Finished An Introduction to English Poetry by James Fenton, which I'd been meaning to read for a while after reading his Guardian series on the subject a while back. First thought: I've been robbed! It's a very short book, only about 120pages without the index and glossary, so quite a lot of it is present in the Guardian series. It does develop things more fully in the printed version though.
As you'd expect: very lucid, straightforward and informative. Also has a small amount of the author's opinions, particularly on the 20th century move away from metrical poems to free verse. Definitely worth reading if you're interested in poetry but don't know much about the formal stuff. If you've already studied it and know your trochees from your spondees this would already be pretty familiar.
What I'm Watching
The latest Studio Ghibli to arrive from the Amazon rental list was
Spirited Away.
Another very good one, with an impressively non-insipid girl taken away to a
bath-house for gods and spirits.
Might be a little bit scary for the very small kids though.
(Red=Entertainment,green=originality;blue=intelligence).
Operation Become Less FatOperation Don't Get Fatter
Not fatter.
Consumerism
Have had the
Nokia N80
for a couple of weeks now.
Moderately satisfied with it. Being just slightly a net junkie I wanted
something I could surf the web with, and it has a 352 x 416 resolution
screen which makes that practical. Most web pages render OK: HuSi's fine;
streetmap.co.uk works on the Opera browser. Google Maps doesn't
render on either Opera or the built-in browser though. It's pretty fast
in 3G areas, bearable on GPRS, though they charge quite a lot for data.
Didn't want something as big as a proper PDA phone though: the N80 a fair bit smaller than a Treo or Sidekick, though a bit chunkier than a normal phone.
Have been using the camera a bit. 3 megapixels, but a fairly crappy lens makes things a bit blurry. Has a flash, "digital zoom", and a close-up mode which presumably changes the focus. Quite configurable.
MP3 player works. No standard headphone jack, though they do supply an adaptor as well as a headset. Haven't used it much though: not much space on the supplied 256KB mini-SD card.

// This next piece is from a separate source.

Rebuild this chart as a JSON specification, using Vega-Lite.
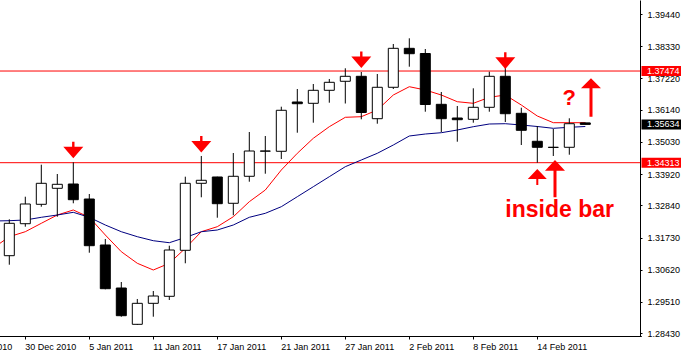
{
  "$schema": "https://vega.github.io/schema/vega-lite/v6.json",
  "width": 640,
  "height": 336,
  "autosize": {"type": "none"},
  "padding": {"left": 0, "top": 0, "right": 41, "bottom": 23},
  "background": "white",
  "config": {
    "view": {"stroke": null},
    "font": "Liberation Sans",
    "axis": {"labelFont": "Liberation Sans", "labelFontSize": 9, "labelColor": "#000000", "tickColor": "#000000", "domainColor": "#000000", "domainWidth": 1, "tickWidth": 1, "grid": false, "title": null, "labelOverlap": false, "labelSeparation": 0, "labelBound": false, "labelFlush": false}
  },
  "resolve": {"axis": {"y": "independent"}},
  "datasets": {
    "candles": [
      {"date": "29 Dec 2010", "open": 1.31106, "high": 1.32361, "low": 1.30795, "close": 1.32223},
      {"date": "30 Dec 2010", "open": 1.32209, "high": 1.33140, "low": 1.32106, "close": 1.32889},
      {"date": "31 Dec 2010", "open": 1.32878, "high": 1.34244, "low": 1.32795, "close": 1.33602},
      {"date": "3 Jan 2011", "open": 1.33430, "high": 1.33923, "low": 1.32450, "close": 1.33568},
      {"date": "4 Jan 2011", "open": 1.33578, "high": 1.34326, "low": 1.32913, "close": 1.33037},
      {"date": "5 Jan 2011", "open": 1.33061, "high": 1.33233, "low": 1.31209, "close": 1.31451},
      {"date": "6 Jan 2011", "open": 1.31475, "high": 1.31682, "low": 1.29947, "close": 1.29968},
      {"date": "7 Jan 2011", "open": 1.29992, "high": 1.30199, "low": 1.29002, "close": 1.29037},
      {"date": "10 Jan 2011", "open": 1.28740, "high": 1.29613, "low": 1.28716, "close": 1.29464},
      {"date": "11 Jan 2011", "open": 1.29464, "high": 1.29889, "low": 1.29002, "close": 1.29716},
      {"date": "12 Jan 2011", "open": 1.29706, "high": 1.31451, "low": 1.29578, "close": 1.31302},
      {"date": "13 Jan 2011", "open": 1.31292, "high": 1.33830, "low": 1.30844, "close": 1.33602},
      {"date": "14 Jan 2011", "open": 1.33602, "high": 1.34544, "low": 1.33120, "close": 1.33706},
      {"date": "17 Jan 2011", "open": 1.33820, "high": 1.33830, "low": 1.32416, "close": 1.32899},
      {"date": "18 Jan 2011", "open": 1.32913, "high": 1.34647, "low": 1.32499, "close": 1.33844},
      {"date": "19 Jan 2011", "open": 1.33844, "high": 1.35371, "low": 1.33657, "close": 1.34716},
      {"date": "20 Jan 2011", "open": 1.34710, "high": 1.35233, "low": 1.33933, "close": 1.34716},
      {"date": "21 Jan 2011", "open": 1.34706, "high": 1.36244, "low": 1.34440, "close": 1.36120},
      {"date": "24 Jan 2011", "open": 1.36406, "high": 1.36854, "low": 1.35347, "close": 1.36347},
      {"date": "25 Jan 2011", "open": 1.36361, "high": 1.37026, "low": 1.35692, "close": 1.36809},
      {"date": "26 Jan 2011", "open": 1.36809, "high": 1.37199, "low": 1.36382, "close": 1.37085},
      {"date": "27 Jan 2011", "open": 1.37120, "high": 1.37568, "low": 1.36354, "close": 1.37292},
      {"date": "28 Jan 2011", "open": 1.37292, "high": 1.37440, "low": 1.35809, "close": 1.36044},
      {"date": "31 Jan 2011", "open": 1.35830, "high": 1.37371, "low": 1.35657, "close": 1.36913},
      {"date": "1 Feb 2011", "open": 1.36913, "high": 1.38406, "low": 1.36854, "close": 1.38257},
      {"date": "2 Feb 2011", "open": 1.38257, "high": 1.38602, "low": 1.37623, "close": 1.38071},
      {"date": "3 Feb 2011", "open": 1.38078, "high": 1.38233, "low": 1.36071, "close": 1.36320},
      {"date": "4 Feb 2011", "open": 1.36326, "high": 1.36751, "low": 1.35371, "close": 1.35830},
      {"date": "7 Feb 2011", "open": 1.35854, "high": 1.36268, "low": 1.35037, "close": 1.35795},
      {"date": "8 Feb 2011", "open": 1.35809, "high": 1.36878, "low": 1.35692, "close": 1.36223},
      {"date": "9 Feb 2011", "open": 1.36223, "high": 1.37451, "low": 1.36071, "close": 1.37292},
      {"date": "10 Feb 2011", "open": 1.37292, "high": 1.37623, "low": 1.35716, "close": 1.36002},
      {"date": "11 Feb 2011", "open": 1.36016, "high": 1.36209, "low": 1.34923, "close": 1.35430},
      {"date": "14 Feb 2011", "open": 1.35051, "high": 1.35578, "low": 1.34313, "close": 1.34844},
      {"date": "15 Feb 2011", "open": 1.34844, "high": 1.35475, "low": 1.34544, "close": 1.34840},
      {"date": "16 Feb 2011", "open": 1.34844, "high": 1.35844, "low": 1.34588, "close": 1.35657},
      {"date": "17 Feb 2011", "open": 1.35685, "high": 1.35690, "low": 1.35630, "close": 1.35634}
    ],
    "ma": [
      {"date": "28 Dec 2010", "fast": 1.31371, "slow": 1.32302},
      {"date": "29 Dec 2010", "fast": 1.31761, "slow": 1.32313},
      {"date": "30 Dec 2010", "fast": 1.31933, "slow": 1.32337},
      {"date": "31 Dec 2010", "fast": 1.32223, "slow": 1.32430},
      {"date": "3 Jan 2011", "fast": 1.32509, "slow": 1.32509},
      {"date": "4 Jan 2011", "fast": 1.32682, "slow": 1.32602},
      {"date": "5 Jan 2011", "fast": 1.32430, "slow": 1.32430},
      {"date": "6 Jan 2011", "fast": 1.31820, "slow": 1.32164},
      {"date": "7 Jan 2011", "fast": 1.31244, "slow": 1.31933},
      {"date": "10 Jan 2011", "fast": 1.30844, "slow": 1.31761},
      {"date": "11 Jan 2011", "fast": 1.30613, "slow": 1.31623},
      {"date": "12 Jan 2011", "fast": 1.30844, "slow": 1.31554},
      {"date": "13 Jan 2011", "fast": 1.31361, "slow": 1.31733},
      {"date": "14 Jan 2011", "fast": 1.31933, "slow": 1.31933},
      {"date": "17 Jan 2011", "fast": 1.32106, "slow": 1.31992},
      {"date": "18 Jan 2011", "fast": 1.32450, "slow": 1.32164},
      {"date": "19 Jan 2011", "fast": 1.32968, "slow": 1.32430},
      {"date": "20 Jan 2011", "fast": 1.33371, "slow": 1.32568},
      {"date": "21 Jan 2011", "fast": 1.34061, "slow": 1.32795},
      {"date": "24 Jan 2011", "fast": 1.34637, "slow": 1.33140},
      {"date": "25 Jan 2011", "fast": 1.35154, "slow": 1.33485},
      {"date": "26 Jan 2011", "fast": 1.35554, "slow": 1.33830},
      {"date": "27 Jan 2011", "fast": 1.35878, "slow": 1.34175},
      {"date": "28 Jan 2011", "fast": 1.35899, "slow": 1.34406},
      {"date": "31 Jan 2011", "fast": 1.36130, "slow": 1.34637},
      {"date": "1 Feb 2011", "fast": 1.36647, "slow": 1.34923},
      {"date": "2 Feb 2011", "fast": 1.36933, "slow": 1.35233},
      {"date": "3 Feb 2011", "fast": 1.36820, "slow": 1.35302},
      {"date": "4 Feb 2011", "fast": 1.36647, "slow": 1.35347},
      {"date": "7 Feb 2011", "fast": 1.36416, "slow": 1.35440},
      {"date": "8 Feb 2011", "fast": 1.36361, "slow": 1.35554},
      {"date": "9 Feb 2011", "fast": 1.36568, "slow": 1.35647},
      {"date": "10 Feb 2011", "fast": 1.36647, "slow": 1.35657},
      {"date": "11 Feb 2011", "fast": 1.36302, "slow": 1.35613},
      {"date": "14 Feb 2011", "fast": 1.35923, "slow": 1.35561},
      {"date": "15 Feb 2011", "fast": 1.35692, "slow": 1.35499},
      {"date": "16 Feb 2011", "fast": 1.35692, "slow": 1.35533},
      {"date": "17 Feb 2011", "fast": 1.35692, "slow": 1.35561}
    ],
    "levels": [
      {"price": 1.37474, "kind": "level"},
      {"price": 1.34313, "kind": "level"},
      {"price": 1.35634, "kind": "bid"}
    ],
    "arrows": [
      {"date": "4 Jan 2011", "price": 1.34864, "kind": "down"},
      {"date": "14 Jan 2011", "price": 1.35061, "kind": "down"},
      {"date": "28 Jan 2011", "price": 1.37975, "kind": "down"},
      {"date": "10 Feb 2011", "price": 1.37947, "kind": "down"},
      {"date": "14 Feb 2011", "price": 1.34095, "kind": "up short"},
      {"date": "15 Feb 2011", "price": 1.34406, "kind": "up long"},
      {"date": "17 Feb 2011", "price": 1.37223, "kind": "up right"}
    ],
    "notes": [
      {"date": "16 Feb 2011", "price": 1.36302, "text": "?"},
      {"date": "10 Feb 2011", "price": 1.32457, "text": "inside bar"}
    ]
  },
  "layer": [
    {
      "data": {"name": "levels"},
      "transform": [{"filter": "datum.kind == 'level'"}],
      "mark": {"type": "rule", "color": "#ff0000", "strokeWidth": 1},
      "encoding": {
        "y": {
          "field": "price", "type": "quantitative", "title": null,
          "scale": {"domain": [1.28337, 1.39923], "nice": false, "zero": false},
          "axis": {
            "orient": "right",
            "values": [1.28430, 1.29510, 1.30620, 1.31730, 1.32840, 1.33920, 1.35030, 1.36140, 1.37220, 1.38330, 1.39440],
            "format": ".5f", "tickSize": 2, "labelPadding": 5, "labelAlign": "left", "labelBaseline": "middle",
            "labelOverlap": false, "labelBound": false, "labelFlush": false, "labelSeparation": 0
          }
        }
      }
    },
    {
      "encoding": {
        "x": {
          "field": "date", "type": "ordinal", "title": null,
          "scale": {
            "type": "band",
            "domain": ["24 Dec 2010", "27 Dec 2010", "28 Dec 2010", "29 Dec 2010", "30 Dec 2010", "31 Dec 2010",
              "3 Jan 2011", "4 Jan 2011", "5 Jan 2011", "6 Jan 2011", "7 Jan 2011",
              "10 Jan 2011", "11 Jan 2011", "12 Jan 2011", "13 Jan 2011", "14 Jan 2011",
              "17 Jan 2011", "18 Jan 2011", "19 Jan 2011", "20 Jan 2011", "21 Jan 2011",
              "24 Jan 2011", "25 Jan 2011", "26 Jan 2011", "27 Jan 2011", "28 Jan 2011",
              "31 Jan 2011", "1 Feb 2011", "2 Feb 2011", "3 Feb 2011", "4 Feb 2011",
              "7 Feb 2011", "8 Feb 2011", "9 Feb 2011", "10 Feb 2011", "11 Feb 2011",
              "14 Feb 2011", "15 Feb 2011", "16 Feb 2011", "17 Feb 2011", "18 Feb 2011",
              "21 Feb 2011", "22 Feb 2011"],
            "range": [-46.7, 641.3],
            "paddingInner": 0,
            "paddingOuter": 0
          },
          "axis": {
            "values": ["24 Dec 2010", "30 Dec 2010", "5 Jan 2011", "11 Jan 2011", "17 Jan 2011", "21 Jan 2011", "27 Jan 2011", "2 Feb 2011", "8 Feb 2011", "14 Feb 2011"],
            "bandPosition": 0.5, "tickSize": 3, "labelPadding": 3, "labelAlign": "left", "labelBaseline": "top",
            "labelAngle": 0, "labelOverlap": false, "labelBound": false, "labelFlush": false
          }
        }
      },
      "layer": [
        {
          "data": {"name": "ma"},
          "transform": [{"fold": ["fast", "slow"], "as": ["ma", "value"]}],
          "mark": {"type": "line", "strokeWidth": 1, "clip": true, "interpolate": "linear"},
          "encoding": {
            "y": {"field": "value", "type": "quantitative", "title": null, "axis": null},
            "color": {"field": "ma", "type": "nominal", "scale": {"domain": ["fast", "slow"], "range": ["#ff0000", "#000080"]}, "legend": null},
            "order": {"value": null}
          }
        },
        {
          "data": {"name": "candles"},
          "mark": {"type": "rule", "color": "#000000", "strokeWidth": 1},
          "encoding": {
            "y": {"field": "low", "type": "quantitative", "title": null, "axis": null},
            "y2": {"field": "high"}
          }
        },
        {
          "data": {"name": "candles"},
          "mark": {"type": "bar", "width": 10, "stroke": "#000000", "strokeWidth": 1, "opacity": 1},
          "encoding": {
            "y": {"field": "open", "type": "quantitative", "title": null, "axis": null},
            "y2": {"field": "close"},
            "fill": {"condition": {"test": "datum.close >= datum.open", "value": "#ffffff"}, "value": "#000000"}
          }
        },
        {
          "data": {"name": "arrows"},
          "mark": {"type": "point", "filled": true, "size": 1600, "opacity": 1, "strokeWidth": 0, "color": "#ff0000"},
          "encoding": {
            "y": {"field": "price", "type": "quantitative", "title": null, "axis": null},
            "shape": {
              "field": "kind", "type": "nominal", "legend": null,
              "scale": {
                "domain": ["down", "up short", "up long", "up right"],
                "range": [
                  "M-0.06,-0.25L0.06,-0.25L0.06,0L0.5,0L0,0.58L-0.5,0L-0.06,0Z",
                  "M0,0L0.475,0.5L0.05,0.5L0.05,0.8L-0.05,0.8L-0.05,0.5L-0.475,0.5Z",
                  "M0.085,0L0.585,0.535L0.16,0.535L0.16,1.865L0.01,1.865L0.01,0.535L-0.415,0.535Z",
                  "M0.285,0L0.785,0.5L0.36,0.5L0.36,1.92L0.21,1.92L0.21,0.5L-0.215,0.5Z"
                ]
              }
            }
          }
        },
        {
          "data": {"name": "notes"},
          "transform": [{"filter": "datum.text == '?'"}],
          "mark": {"type": "text", "font": "Liberation Sans", "fontWeight": "bold", "fontSize": 22, "color": "#ff0000", "align": "center", "baseline": "alphabetic"},
          "encoding": {
            "y": {"field": "price", "type": "quantitative", "title": null, "axis": null},
            "text": {"field": "text"}
          }
        },
        {
          "data": {"name": "notes"},
          "transform": [{"filter": "datum.text != '?'"}],
          "mark": {"type": "text", "font": "Liberation Sans", "fontWeight": "bold", "fontSize": 23, "color": "#ff0000", "align": "left", "baseline": "alphabetic"},
          "encoding": {
            "y": {"field": "price", "type": "quantitative", "title": null, "axis": null},
            "text": {"field": "text"}
          }
        }
      ]
    },
    {
      "data": {"name": "levels"},
      "mark": {"type": "rule", "strokeWidth": 10, "strokeCap": "butt", "x": {"expr": "width + 1.5"}, "x2": {"expr": "width + 41"}},
      "encoding": {
        "y": {"field": "price", "type": "quantitative", "title": null, "axis": null},
        "stroke": {"field": "kind", "type": "nominal", "scale": {"domain": ["level", "bid"], "range": ["#ff0000", "#000000"]}, "legend": null}
      }
    },
    {
      "data": {"name": "levels"},
      "mark": {"type": "text", "font": "Liberation Sans", "fontSize": 9, "color": "#ffffff", "align": "left", "baseline": "middle", "x": {"expr": "width + 7"}},
      "encoding": {
        "y": {"field": "price", "type": "quantitative", "title": null, "axis": null},
        "text": {"field": "price", "type": "quantitative", "format": ".5f"}
      }
    }
  ]
}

Will probably upgrade the memory card sometime. It claims to support up to 1 GB cards, though some people on the forums claim to have got it working with 2GB (others have had problems). Tempted to buy a mobile keyboard as well: would have most of the functionality I'd want from a laptop then.
Apps: Java apps work. Freecell works though it's a bit tiny on the screen. Symbian apps are a bit scarce due to a lack of backwards-compatibility in this release.
Connectivity: to manage contacts you need the Nokia PC Suite which is as shitty as ever, but for MP3s and photos you can just plug it in as an external hard-drive. You need to tell the MP3 player to search for new tracks though.
FM Radio: crap. Only gets one station clearly at home. It also uses the headphones as an aerial (as most of these gadgets do), so since there's no standard headphone jack you have to carry either the headset or the adaptor around with you to use it.
Overall: handy for me, but probably a bit too big for most people wanting a phone-call phone, and a bit small for people wanting a PDA phone.